All life that we know of needs liquid water, which is why astronomers are keen to find planets in the “habitable zone” around their star region where temperatures are conducive for liquid water to exist. But now Haskelle White-Gianella at the University of Washington and her colleagues have found that just having some liquid water isn’t enough.
The researchers ran around 10,000 different simulations that calculate how the levels of CO₂ would change depending on the amount of water on a planet’s surface, assuming it was a similar size to Earth and received a similar amount of light. They found that a planet needs at least 20 per cent of Earth’s total surface water for it to be potentially habitable.
That is because water falling as rain plays a key role in storing carbon in the ground by triggering chemical reactions in rocks. Without enough rain, CO2 will build up in a planet’s atmosphere, trapping heat and rapidly raising temperatures above 126°C (259°F) – beyond what life as we know it, even in the most extreme examples, can survive.

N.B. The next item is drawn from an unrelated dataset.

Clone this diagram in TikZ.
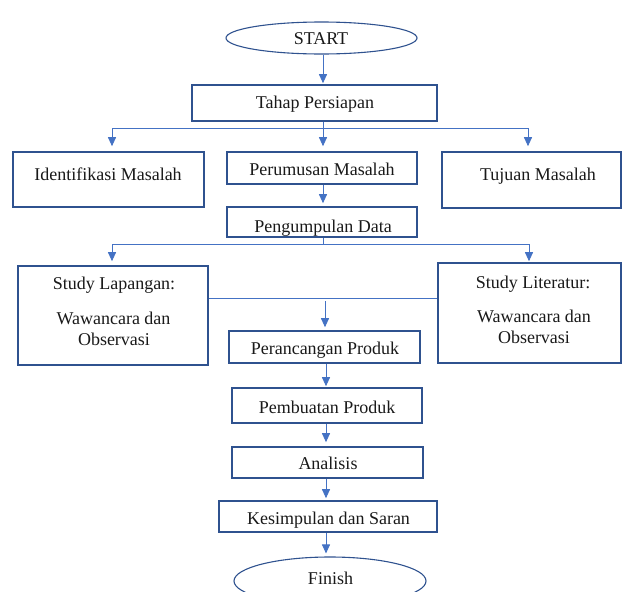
\documentclass[tikz,border=0pt]{standalone}
\usepackage{fontspec}
\setmainfont{Liberation Serif}
\usetikzlibrary{arrows.meta,shapes.geometric}
\definecolor{arrowblue}{HTML}{4472C4}
\definecolor{boxblue}{HTML}{2F528F}
\begin{document}
\begin{tikzpicture}[x=1pt,y=-1pt,
  box/.style={draw=boxblue,line width=1.6pt,inner sep=0pt},
  oval/.style={ellipse,draw=boxblue,line width=1.1pt,inner sep=0pt},
  conn/.style={draw=arrowblue,line width=0.9pt},
  arr/.style={conn,-{Triangle[width=8pt,length=9pt]}},
  txt/.style={anchor=base,inner sep=0pt,font=\fontsize{18}{21}\selectfont,text=black!90}]
\useasboundingbox (0,0) rectangle (622,592);
\clip (0,0) rectangle (622,592);
% shapes
\node[oval,minimum width=191pt,minimum height=32pt] (start) at (321.5,38) {};
\node[box,minimum width=245pt,minimum height=36pt] (tahap) at (314.5,103) {};
\node[box,minimum width=191pt,minimum height=55pt] (ident) at (108.5,179.5) {};
\node[box,minimum width=190pt,minimum height=32pt] (perum) at (322,168) {};
\node[box,minimum width=179pt,minimum height=56pt] (tujuan) at (531.5,180) {};
\node[box,minimum width=190pt,minimum height=30pt] (pengum) at (322,222) {};
\node[box,minimum width=190pt,minimum height=99pt] (lap) at (113,315.5) {};
\node[box,minimum width=183pt,minimum height=100pt] (lit) at (529.5,313) {};
\node[box,minimum width=191pt,minimum height=32pt] (peranc) at (324.5,347) {};
\node[box,minimum width=190pt,minimum height=35pt] (pembuat) at (327,405.5) {};
\node[box,minimum width=191pt,minimum height=31pt] (analisis) at (327.5,462.5) {};
\node[box,minimum width=218pt,minimum height=31pt] (kesimp) at (328,516.5) {};
\node[oval,minimum width=192pt,minimum height=48pt] (finish) at (330,581) {};
% texts
\node[txt] (tStart) at (321,44) {START};
\node[txt] (tTahap) at (315,108) {Tahap Persiapan};
\node[txt] (tIdent) at (108,180) {Identifikasi Masalah};
\node[txt] (tPerum) at (322,175) {Perumusan Masalah};
\node[txt] (tTujuan) at (538,180) {Tujuan Masalah};
\node[txt] (tPengum) at (323,232) {Pengumpulan Data};
\node[txt] (tLap1) at (114,289) {Study Lapangan:};
\node[txt] (tLap2) at (113.5,324) {Wawancara dan};
\node[txt] (tLap3) at (114,345) {Observasi};
\node[txt] (tLit1) at (533,288) {Study Literatur:};
\node[txt] (tLit2) at (534,322) {Wawancara dan};
\node[txt] (tLit3) at (534,343) {Observasi};
\node[txt] (tPeranc) at (325,354) {Perancangan Produk};
\node[txt] (tPembuat) at (327,413) {Pembuatan Produk};
\node[txt] (tAnalisis) at (328,469) {Analisis};
\node[txt] (tKesimp) at (328.5,524) {Kesimpulan dan Saran};
\node[txt] (tFinish) at (330.5,584) {Finish};
% junctions
\coordinate (sx) at (323,0);
\coordinate (j1) at (323,128);
\coordinate (j1L) at (112,128);
\coordinate (j1R) at (528,128);
\coordinate (j2) at (323,244);
\coordinate (j2L) at (112,244);
\coordinate (j2R) at (529,244);
\coordinate (mh) at (325,298);
\coordinate (ma) at (325,301);
\coordinate (ax) at (326,0);
% connectors
\draw[arr,shorten >=1pt] (start.south -| sx) -- (tahap.north -| sx);
\draw[conn] (tahap.south -| j1) -- (j1);
\draw[conn] (j1L) -- (j1R);
\draw[arr,shorten >=5pt] (j1L) -- (ident.north -| j1L);
\draw[arr,shorten >=5pt] (j1) -- (perum.north -| j1);
\draw[arr,shorten >=5pt] (j1R) -- (tujuan.north -| j1R);
\draw[arr,shorten >=3pt] (perum.south -| j1) -- (pengum.north -| j1);
\draw[conn] (pengum.south -| j2) -- (j2);
\draw[conn] (j2L) -- (j2R);
\draw[arr,shorten >=4pt] (j2L) -- (lap.north -| j2L);
\draw[arr,shorten >=1pt] (j2R) -- (lit.north -| j2R);
\draw[conn] (lap.east |- mh) -- (lit.west |- mh);
\draw[arr,shorten >=3pt] (ma) -- (peranc.north -| ma);
\draw[arr,shorten >=1pt] (peranc.south -| ax) -- (pembuat.north -| ax);
\draw[arr,shorten >=4pt] (pembuat.south -| ax) -- (analisis.north -| ax);
\draw[arr,shorten >=2pt] (analisis.south -| ax) -- (kesimp.north -| ax);
\draw[arr,shorten >=3pt] (kesimp.south -| ax) -- (finish.north -| ax);
\end{tikzpicture}
\end{document}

“We find that there is a threshold of water needed to maintain a stable climate,” White-Gianella told the Goldschmidt geochemistry conference in Prague, Czech Republic on 10 July.
This means that a planet existing in the habitable zone isn’t enough for it to be potentially habitable, says White-Gianella, and that we need to look more carefully at its geologic history.
A similar scenario could also explain how Venus became the scorching, inhospitable environment we see today, said White-Gianella at the conference. While the sun’s increasing brightness since the birth of the solar system is thought to be the main reason for Venus’s loss of atmosphere and increased temperature, it doesn’t fully explain these changes. White-Gianella and her team re-ran their models so that they received Venus-like amounts of starlight, and found that even a planet with as much water as Earth may have lost too much CO2 and become uninhabitable.
It’s a compelling explanation for how Venus-like planets become extremely hot, says Benjamin Tutolo at the University of Calgary, Canada, but the picture could be more complicated if planets begin producing less CO2 over time, which is what we see when looking at Mars’s geologic record.
In Mars’s case, the liquid water actually pulled in too much carbon dioxide and stored it as carbonate minerals in the ground, says Tutolo, ultimately thinning its atmosphere and cooling the planet. White-Gianella says her team’s simulations focused on planets at Earth-like sizes and distances, and agrees the situation could be different for Mars-like planets.